Tutorial will include everything they should know to use XC, including node configuration and table design.
Scheduled on May 16th, Wed., 1:00PM to 4:00PM.

Jan 31, 2012

Testing XC toward 1.0

Now we're becoming the goal of this quarter's development.   Depending upon each mender's schedule, we will go into dedicated test for 1.0.
So far, from the discussion among the core members, we agreed that the test should consider at least three points of view.

  1. How many bugs are hidden and how many bugs should be found.    Considering the written code is around 100,000 lines, I think we should find around 500 bugs.    I do hope the code is much better.   We need much more test cases to run.
  2. SQL functionality check: what is supported and what is not.    I've been discussion this with the sponsor.   I don't know if the developer team should (and can) do this.    From my experience, it will take at least five to six man-month to write a doc of test case for this purpose.
  3. Code test coverage.   There could be a handy tool to measure this.   Although test code test coverage doesn't tell about the condition for each piece of code, Pavan tells this will be good to check the coverage of error handling.   I agree on this.
I should write first draft of XC test schedule by the next Tuesday to discuss in core member's teleconference.

After consideration...
Maybe increase code coverage makes most sense from current development team.   Feature test and performance test are being done for each development project.

Jan 29, 2012

Cluster Summit and PGCon

Now began discussion about Cluster Summit in PGCon with Josh.   Josh still likes an idea to have CHAR in Europe, Japan and US in turn.    Yes, I think this is quite a good idea but it seems to me that we need some independent organization (in PostgreSQL community) to manage this, as well as local organization to help preparation.     In Feb, we may be able to innate this to Simon at Paris through Michael.    Should Japanese local organization be in JPUG?

Jan 27, 2012

pgxc_clean

Finished initial pgxc_clean code.  It is not tested yet.

At first, I thought I need direct connection to GTM to clean up TXN status, but finally I found that I just need to tell the coordinator to commit or abort prepared transaction.  With this, the code is simple enough.   It is just libpq application.   If I wish, I could have written this as ECPG application or even JDBC application.

Anyway, because this completely depends upon XC internal catalog and proprietary function calls, this is local to XC and is not portable at all.

Jan 12, 2012

GTM HA for 0.9.7

Committed the patch.   Now GTM's transaction backup to the standby is accurate, even in heavy workload.   Remaining issues are:

  1. tcp_keepalives feature works to monitor client connection at the server.   Need some more work to enable monitoring server connection at clients.
  2. Need to add "status" feature.   I once considered to add this to gtm_ctl.   It may work but new command can be okay too.    Anyway, this feature should be implemented using normal communication with gtm/gtm_proxy, not signal.
  3. "gtminit", associated with XC cluster bootstrap.

Jan 10, 2012

GTM standby test

Found that GTM synchronous backup does not work well.
What found:

  1. Try to sync with GTM-Standby by gtm_sync_standby()
  2. It does not return somehow.
Before these, called bkup_node_register_internal() to backup the command to GTM-Standby and it looks successful.

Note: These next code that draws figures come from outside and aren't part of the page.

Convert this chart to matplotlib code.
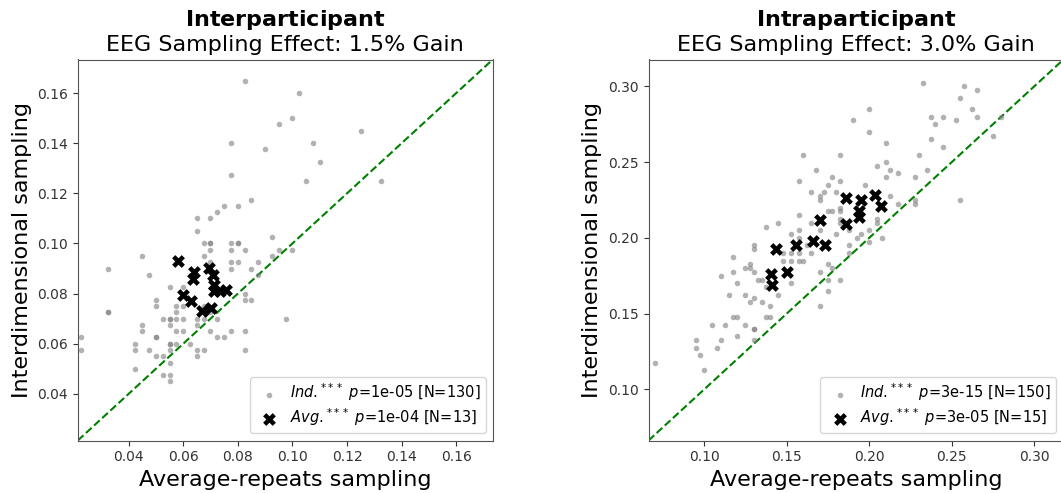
import numpy as np
import matplotlib
matplotlib.use("Agg")
import matplotlib.pyplot as plt

# ---- Interparticipant: individual points (avg-repeats x, interdimensional y)
inter_ind_x = [0.0825, 0.1025, 0.1, 0.095, 0.0775, 0.1075, 0.09, 0.11, 0.125, 0.0775, 0.105, 0.1325,
               0.075, 0.08, 0.085, 0.0725, 0.065, 0.07, 0.065, 0.0925,
               0.0675, 0.07, 0.07, 0.0775, 0.08, 0.08,
               0.07, 0.0775, 0.0825, 0.095, 0.1,
               0.045, 0.0675, 0.0925,
               0.07, 0.0775, 0.08, 0.0875,
               0.0325, 0.0775, 0.085,
               0.0475, 0.0875,
               0.055, 0.06,
               0.0825,
               0.05, 0.0825, 0.085,
               0.05, 0.0575, 0.06, 0.0675,
               0.0325, 0.0325, 0.0575, 0.07,
               0.0975, 0.0525, 0.055, 0.055, 0.0575, 0.06, 0.065, 0.0675, 0.0725,
               0.045, 0.055, 0.065,
               0.045, 0.0575, 0.06, 0.07, 0.0775, 0.0825,
               0.0225, 0.05, 0.05, 0.0725, 0.075,
               0.0425, 0.055, 0.055, 0.0575, 0.0625,
               0.0225, 0.0425, 0.0475, 0.055, 0.065, 0.0675, 0.0825,
               0.05, 0.0525, 0.065,
               0.055,
               0.0425,
               0.0525, 0.055,
               0.055]
inter_ind_y = [0.165, 0.16, 0.15, 0.1475, 0.14, 0.14, 0.1375, 0.1325, 0.145, 0.1275, 0.125, 0.125,
               0.115, 0.115, 0.1175, 0.1125, 0.11, 0.11, 0.105, 0.1025,
               0.1, 0.1, 0.1, 0.1, 0.1, 0.1,
               0.0975, 0.0975, 0.0975, 0.0975, 0.0975,
               0.095, 0.095, 0.095,
               0.0925, 0.0925, 0.0925, 0.0925,
               0.09, 0.09, 0.09,
               0.0875, 0.0875,
               0.0825, 0.0825,
               0.08,
               0.0775, 0.0775, 0.0775,
               0.075, 0.075, 0.075, 0.075,
               0.0725, 0.0725, 0.0725, 0.0725,
               0.07, 0.07, 0.07, 0.07, 0.07, 0.07, 0.07, 0.07, 0.07,
               0.0675, 0.0675, 0.0675,
               0.065, 0.065, 0.065, 0.065, 0.065, 0.065,
               0.0625, 0.0625, 0.0625, 0.0625, 0.0625,
               0.06, 0.06, 0.06, 0.06, 0.06,
               0.0575, 0.0575, 0.0575, 0.0575, 0.0575, 0.0575, 0.0575,
               0.055, 0.055, 0.055,
               0.0525,
               0.05,
               0.0475, 0.0475,
               0.045]
inter_avg_x = [0.0581, 0.0639, 0.0636, 0.0694, 0.0708, 0.0712, 0.0714, 0.0734, 0.0758, 0.0599, 0.063, 0.0669, 0.0703]
inter_avg_y = [0.0929, 0.0887, 0.086, 0.0903, 0.0876, 0.0836, 0.081, 0.081, 0.0816, 0.0796, 0.0772, 0.073, 0.0743]

# ---- Intraparticipant
intra_ind_x = [0.2325, 0.2575, 0.265, 0.255, 0.2, 0.2625, 0.19, 0.2375, 0.245, 0.24, 0.2525, 0.265, 0.28,
               0.2, 0.2375, 0.245, 0.275, 0.21, 0.16, 0.1825, 0.23, 0.1675, 0.21, 0.205, 0.2125, 0.2175,
               0.235, 0.1575, 0.1775, 0.1825, 0.21, 0.2275, 0.175, 0.1975, 0.165, 0.17, 0.17, 0.1725,
               0.18, 0.2125, 0.2175, 0.2275, 0.2275, 0.255, 0.1575, 0.175, 0.1775, 0.205,
               0.1825, 0.1825, 0.1825, 0.1825, 0.1375, 0.145, 0.165, 0.1575, 0.1525, 0.1575, 0.1875,
               0.18, 0.17, 0.1925, 0.195, 0.2, 0.2, 0.205, 0.2075, 0.1875, 0.1875, 0.1625,
               0.13, 0.13, 0.1475, 0.1525, 0.1575, 0.165, 0.16, 0.1575, 0.1525, 0.1475, 0.1175, 0.11,
               0.1175, 0.125, 0.1275, 0.1275, 0.13, 0.12, 0.115, 0.125, 0.1275, 0.13, 0.135, 0.1325,
               0.135, 0.1375, 0.14, 0.1375, 0.14, 0.145, 0.1525, 0.13, 0.13, 0.13, 0.1175, 0.12, 0.125,
               0.105, 0.1125, 0.12, 0.11, 0.1075, 0.095, 0.095, 0.0975, 0.1, 0.07,
               0.17, 0.175, 0.175, 0.17, 0.1825, 0.175, 0.1775]
intra_ind_y = [0.3025, 0.3, 0.2975, 0.2925, 0.285, 0.285, 0.2775, 0.28, 0.28, 0.275, 0.2775, 0.28, 0.28,
               0.27, 0.265, 0.26, 0.2675, 0.2625, 0.255, 0.255, 0.255, 0.245, 0.25, 0.2475, 0.245, 0.2425,
               0.245, 0.2375, 0.24, 0.2375, 0.24, 0.24, 0.235, 0.235, 0.23, 0.2275, 0.225, 0.23,
               0.23, 0.2275, 0.2225, 0.225, 0.2225, 0.225, 0.215, 0.2175, 0.2175, 0.2125,
               0.22, 0.2175, 0.2125, 0.21, 0.2075, 0.21, 0.21, 0.205, 0.2025, 0.2, 0.205,
               0.2025, 0.205, 0.2, 0.2025, 0.205, 0.1975, 0.21, 0.2, 0.195, 0.19, 0.195,
               0.195, 0.1925, 0.19, 0.19, 0.19, 0.19, 0.185, 0.185, 0.185, 0.185, 0.1875, 0.175,
               0.1775, 0.18, 0.18, 0.1825, 0.1775, 0.17, 0.1625, 0.1625, 0.1575, 0.16, 0.1575, 0.1725,
               0.1725, 0.1675, 0.155, 0.1475, 0.1475, 0.1625, 0.17, 0.14, 0.14, 0.1325, 0.1475, 0.1475, 0.1425,
               0.1425, 0.1425, 0.135, 0.1325, 0.1275, 0.1325, 0.1275, 0.1225, 0.1125, 0.1175,
               0.1775, 0.1725, 0.165, 0.155, 0.1725, 0.1825, 0.18]
intra_avg_x = [0.1858, 0.1949, 0.2033, 0.2074, 0.1938, 0.1938, 0.1704, 0.1858, 0.166, 0.173,
               0.1434, 0.1559, 0.1403, 0.1414, 0.1502]
intra_avg_y = [0.226, 0.2249, 0.2286, 0.2212, 0.2176, 0.2139, 0.2117, 0.2094, 0.1977, 0.1951,
               0.1928, 0.1955, 0.1763, 0.169, 0.1774]

panels = [
    ("Interparticipant", "1.5", inter_ind_x, inter_ind_y, inter_avg_x, inter_avg_y,
     "1e-05", 130, "1e-04", 13, (0.0214, 0.1734), [0.04, 0.06, 0.08, 0.10, 0.12, 0.14, 0.16]),
    ("Intraparticipant", "3.0", intra_ind_x, intra_ind_y, intra_avg_x, intra_avg_y,
     "3e-15", 150, "3e-05", 15, (0.0663, 0.3177), [0.10, 0.15, 0.20, 0.25, 0.30]),
]

fig = plt.figure(figsize=(10.61, 4.93), dpi=100)
lefts = [77.8 / 1061, 648.5 / 1061]

for left, (name, gain, ix, iy, ax_, ay_, p_ind, n_ind, p_avg, n_avg, lims, ticks) in zip(lefts, panels):
    ax = fig.add_axes([left, 52.5 / 493, 415.0 / 1061, 381.0 / 493])
    ax.plot(lims, lims, "g--", lw=1.5, zorder=1)
    ax.scatter(ix, iy, s=16, color="gray", alpha=0.6, linewidths=0, zorder=2,
               label=r"$\it{Ind.}^{***}$ $\it{p}$=%s [N=%d]" % (p_ind, n_ind))
    ax.scatter(ax_, ay_, s=85, color="black", marker="X", linewidths=0, zorder=3,
               label=r"$\it{Avg.}^{***}$ $\it{p}$=%s [N=%d]" % (p_avg, n_avg))
    ax.set_xlim(lims)
    ax.set_ylim(lims)
    ax.set_xticks(ticks)
    ax.set_yticks(ticks)
    ax.set_xticklabels(["%.2f" % t for t in ticks])
    ax.set_yticklabels(["%.2f" % t for t in ticks])
    ax.tick_params(labelsize=10, colors="#333333")
    for sp in ax.spines.values():
        sp.set_color("#555555")
    ax.set_xlabel("Average-repeats sampling", fontsize=16)
    ax.set_ylabel("Interdimensional sampling", fontsize=16)
    ax.set_title(r"$\bf{%s}$" % name + "\nEEG Sampling Effect: %s%% Gain" % gain, fontsize=16, pad=6)
    ax.legend(loc="lower right", fontsize=10.5, labelspacing=0.2, handletextpad=0.4,
              borderpad=0.35)

fig.savefig("out.png", dpi=100)
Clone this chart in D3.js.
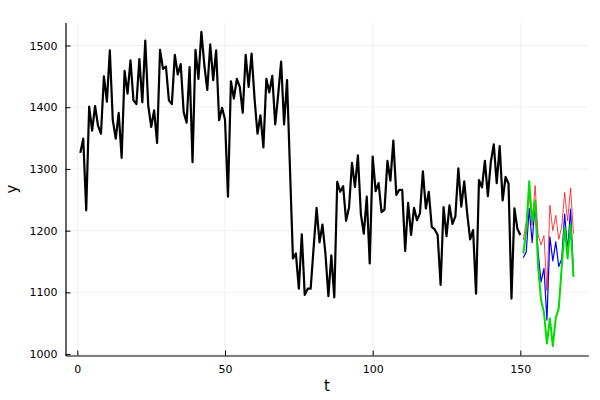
<!DOCTYPE html>
<head>
    <meta charset="utf-8">
    <script src="https://cdn.jsdelivr.net/npm/d3@7"></script>
    <style>
        body { margin: 0; background: #fff; }
        text { font-family: "DejaVu Sans", sans-serif; fill: #000; }
    </style>
</head>
<body>
    <div id="chart"></div>
    <script>
        const width = 600, height = 400;

        // observed series, t = 1..150
        const observed = [
            1326, 1349, 1233, 1401, 1362, 1402, 1370, 1357, 1450, 1409,
            1492, 1379, 1349, 1391, 1318, 1459, 1422, 1476, 1411, 1405,
            1478, 1408, 1508, 1403, 1368, 1395, 1342, 1493, 1462, 1466,
            1411, 1405, 1485, 1453, 1470, 1392, 1375, 1465, 1311, 1493,
            1446, 1522, 1468, 1428, 1502, 1444, 1492, 1379, 1399, 1380,
            1255, 1442, 1414, 1446, 1433, 1391, 1485, 1433, 1487, 1414,
            1357, 1387, 1335, 1446, 1424, 1451, 1372, 1420, 1474, 1372,
            1444, 1300, 1155, 1163, 1106, 1194, 1096, 1106, 1106, 1172,
            1237, 1181, 1210, 1163, 1094, 1160, 1092, 1279, 1263, 1272,
            1216, 1238, 1310, 1271, 1322, 1227, 1195, 1255, 1147, 1320,
            1264, 1277, 1230, 1234, 1313, 1281, 1346, 1258, 1266, 1266,
            1167, 1245, 1193, 1237, 1217, 1228, 1296, 1236, 1263, 1206,
            1202, 1193, 1112, 1238, 1191, 1241, 1211, 1223, 1301, 1239,
            1280, 1228, 1186, 1201, 1098, 1282, 1270, 1313, 1256, 1311,
            1340, 1277, 1337, 1249, 1287, 1276, 1090, 1236, 1203, 1193
        ];

        // forecast paths, t = 151..168
        const forecastRed = [
            1185, 1215, 1258, 1209, 1273, 1194, 1177, 1192, 1103, 1241,
            1200, 1225, 1186, 1206, 1262, 1216, 1269, 1195
        ];
        const forecastBlue = [
            1156, 1166, 1236, 1181, 1242, 1166, 1117, 1139, 1055, 1190,
            1151, 1182, 1142, 1154, 1227, 1167, 1235, 1128
        ];
        const forecastGreen = [
            1163, 1200, 1280, 1215, 1249, 1143, 1088, 1067, 1017, 1058,
            1013, 1059, 1074, 1140, 1205, 1155, 1210, 1125
        ];

        const xTicks = [0, 50, 100, 150];
        const yTicks = [1000, 1100, 1200, 1300, 1400, 1500];

        const obs = observed.map((v, i) => ({ t: i + 1, v: v }));
        const start = observed.length + 1;
        const series = [
            { color: "#ff0000", width: 1, opacity: 0.75, values: forecastRed },
            { color: "#0000ff", width: 1.2, opacity: 1, values: forecastBlue },
            { color: "#00dd00", width: 2, opacity: 1, values: forecastGreen }
        ].map(s => ({ ...s, pts: s.values.map((v, i) => ({ t: start + i, v: v })) }));

        // plot limits widened by 3% like Plots.jl
        const allPts = obs.concat(...series.map(s => s.pts));
        const widen = ([a, b]) => [a - 0.03 * (b - a), b + 0.03 * (b - a)];

        const x = d3.scaleLinear()
            .domain(widen(d3.extent(allPts, d => d.t)))
            .range([65.5, 588.3]);
        const y = d3.scaleLinear()
            .domain(widen(d3.extent(allPts, d => d.v)))
            .range([355.5, 22.5]);

        const svg = d3.select("#chart").append("svg")
            .attr("width", width)
            .attr("height", height);

        // grid
        svg.append("g").selectAll("line").data(xTicks).enter().append("line")
            .attr("x1", d => x(d)).attr("x2", d => x(d))
            .attr("y1", y.range()[0]).attr("y2", y.range()[1])
            .attr("stroke", "#000").attr("stroke-opacity", 0.1).attr("stroke-width", 0.6);
        svg.append("g").selectAll("line").data(yTicks).enter().append("line")
            .attr("x1", x.range()[0]).attr("x2", x.range()[1])
            .attr("y1", d => y(d)).attr("y2", d => y(d))
            .attr("stroke", "#000").attr("stroke-opacity", 0.1).attr("stroke-width", 0.6);

        // axes, ticks pointing inwards
        svg.append("g")
            .attr("transform", `translate(0,${y.range()[0]})`)
            .call(d3.axisBottom(x).tickValues(xTicks).tickFormat(d3.format("d"))
                .tickSizeInner(-5).tickSizeOuter(0).tickPadding(10))
            .call(g => g.select(".domain").attr("stroke-width", 1.2))
            .call(g => g.selectAll("text").attr("font-size", 11));
        svg.append("g")
            .attr("transform", `translate(${x.range()[0]},0)`)
            .call(d3.axisLeft(y).tickValues(yTicks).tickFormat(d3.format("d"))
                .tickSizeInner(-5).tickSizeOuter(0).tickPadding(8))
            .call(g => g.select(".domain").attr("stroke-width", 1.2))
            .call(g => g.selectAll("text").attr("font-size", 11));

        svg.append("text")
            .attr("x", (x.range()[0] + x.range()[1]) / 2)
            .attr("y", 391)
            .attr("text-anchor", "middle")
            .attr("font-size", 15)
            .text("t");
        svg.append("text")
            .attr("transform", `translate(17,${(y.range()[0] + y.range()[1]) / 2}) rotate(-90)`)
            .attr("text-anchor", "middle")
            .attr("font-size", 15)
            .text("y");

        const line = d3.line().x(d => x(d.t)).y(d => y(d.v));

        svg.append("path")
            .datum(obs)
            .attr("d", line)
            .attr("fill", "none")
            .attr("stroke", "#000")
            .attr("stroke-width", 2.2)
            .attr("stroke-linejoin", "round");

        series.forEach(s => {
            svg.append("path")
                .datum(s.pts)
                .attr("d", line)
                .attr("fill", "none")
                .attr("stroke", s.color)
                .attr("stroke-opacity", s.opacity)
                .attr("stroke-width", s.width)
                .attr("stroke-linejoin", "round");
        });
    </script>
</body>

Maybe GTM-Standby does not handle backup messages correctly and GTM-Standby is waiting for some more information.

Jan 6, 2012

GTM standby

Now GTM standby is at the last stage.
  1. Error handling in GTM-Proxy done: when GTM communication error occurs, proxy does some retry and if it fails then wait for reconnect operation.
  2. GTM standby can now connect to GTM at any moment.
  3. After reconnect and shutdown whole cluster, GTM-Standby can start as GTM.   Do not forget to rearrange configuration files properly.
  4. GTM backup is now corrected so that transaction handle and GXID are backed up to the standby.
  5. Asynchronous backup works fine.
  6. Synchronous backup has still some issues.   Maybe some minor protocol handling.   Will be tested next.

Jan 3, 2012

XC bootstrap

Pavan wrote his proposal on XC bootstrap.   Here's some of my idea/comment

  1. It's nice to run initdb as independently as possible and register each node after initdb.   It will be even nicer if initdb runs vacuum freeze so that any node can begin with any GXID.   It will make adding nodes safer.
  2. He is right that XC configuration makes sense with at least one coordinator registered.   The issues are:
    1. Should a coordinator registered at first?  The order of registration can be more flexible.   Because clients target to a coordinator, there will be no problem to have only datanodes initialized and registered at initial phase of the bootstrap.
    2. Should datanode be registered to GTM?   What the registration works for?   
  3. Coordinator was made a separate node because we thought coordinator and datanode should be different binaries.  Now that they share the same binary what happens if we a node is both coordinator and datanode?   If they're the same, configuration may look simpler.